Excellence

"High Achievement always takes place in the framework of high expectation." - Charles Kettering



Thursday, March 13, 2014

CAC Referendum Recommendations in Light of Survey Results


If any of you read this morning's Gazette, you will know that the CAC has recommended that the BOE proceed to referendum on three questions on September 9 or one big question in November. The 3 questions in September option would pose a tax impact of 1.305 million dollars year for four years, as envisioned by the CAC. Instead of separating out Safety and Security from building maintenance, as was done in the survey, they recommended lumping them together into one question, with the total expense for those two items being no more than 2.8 million, whereas the survey indicated that the expense to do this would be 3.1 million (Safety at 300K and Maintenance at 2.8 million). The curriculum would be separate at a total of 900K and the Technology would be separate at 1.52 Million. The one big question would have the same tax impact, but the reasoning and timing was important. If questions are separated out, funds have to be spent only on the items specified in the referendum question and earlier voting would enable earlier purchase of services, particularly in outdoor building improvements. In Wisconsin, after November outdoor work is not an option, sometimes all the way until May.

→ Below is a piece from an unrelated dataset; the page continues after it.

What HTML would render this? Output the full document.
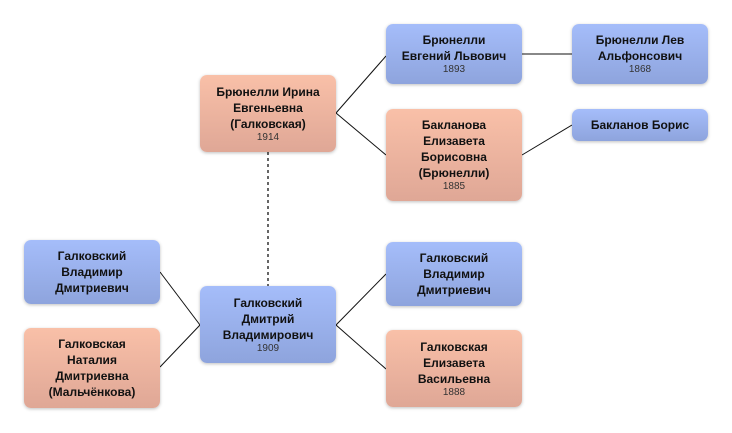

That would leave very little time to expend those funds if done in November. If all questions are lumped into one, November would be better, getting a higher voter turnout and giving flexibility for the fund usage where needed. The downside is that those adamantly opposed to one or another item in the one big question may or may not vote against the whole enchilada. The survey didn't really measure how much additional tax burden the community was willing to take on for a limited time.

So what did the survey say about the likelihood of these particular items succeeding on referendum? Important contextual information to have while reviewing the survey results are as follows:


  • The non-parent, non-staff subgroup represents 70-75% of the voters in a district.
  • The undecided survey results typically break negative at 80% no and 20% yes.
  • Our survey results had an inordinately high "undecided/need more info" result across the board, according to the School Perceptions presentation.
CURRICULUM SUPPORT $900,000

63% of all residents responding to the survey said they would support a referendum of $900,000 over four years to improve curriculum. 52% of the non-parent non-staff group said the same. Clearly, there is community support for this item. One need not even perform the weighted average to see that this is likely to be a win at the ballot, but performing that math indicates that initiative would garner 55.3% yes votes, and even with a 2.9% margin of error would likely pass a referendum.

SAFETY AND SECURITY $300,000

54% of all residents would support this at the ballot with 22% undecided and 44% of the big voting block "non parent non staff" would do so, also with 22% undecided. This is less clear cut. Doing a straight weighted average on these numbers indicates that the likely outcome of a referendum regarding this item alone is only 47% yes. If you include 20% of the undecideds changed to yes in each group, the weighted average is now predicted to be 51.4%, which may encourage the optimists among you, but I just want to remind everyone that the margin of error for the survey is +/- 2.9%, placing this question firmly in the grey area of "it depends on who comes out to vote."

BUILDING MAINTENANCE

49% of all residents would support a referendum for this item with 31% undecided and 39% of the non-parent non-staff group supports it with 32% of that group undecided. As with the curriculum question, it's clear that a straight weighted average would fail to garner support at the polls. That result would be 42% yes. Adding in 20% of the undecided votes for each category would increase the support level to 48.34% yes. Again,  margin of error puts this even further into the questionably successful category.

TECHNOLOGY

57% of all residents supported the technology initiative with a 21% undecided group. 44% of the non-parent non-staff group supported this question with 23% undecided. The straight weighted average indicates public support at the polls would stand at 47.9%, again in limbo. Changing 20% of the undecideds in each group and recalculating the weighted average results in 52.38% support for improving technology and its infrastructure.

What does all this mean? It means that if the BOE decides to take all four of these questions to referendum that Curriculum is likely to be a clear winner and the other three are a crap shoot at this point in the conversation with the community. Two may break positive and one negative. It doesn't seem wise to lump in one that is breaking positive with one that is breaking negative just to get them all on the ballot. I don't know how voters would react to lumping everything into one question, but it seems likely that that strategy, while it has good reasoning, could backfire based on this statistical analysis of the survey results.

How will this affect your property tax bill.

CURRICULUM: 23.2 cents per thousand, increasing the mill rate to $12.53 per thousand in property value, a 1.9% increase in the current mill rate. All of these calculations only include these initiatives and do not take into account the increases that will be seen due to other increases in the revenue limit and debt payment.

SAFETY and MAINTENANCE: 72.2 cents per thousand, giving an individual mill rate increase of 5.9% and a cumulative (including CURRICULUM) rate increase of  95.4 cents per thousand, or a 7.8% increase.

TECHNOLOGY: 43.8 cents per thousand for an individual mill rate increase of 3.6% and a cumulative (including both items above) increase of $1.39 per thousand, or an 11.3% increase.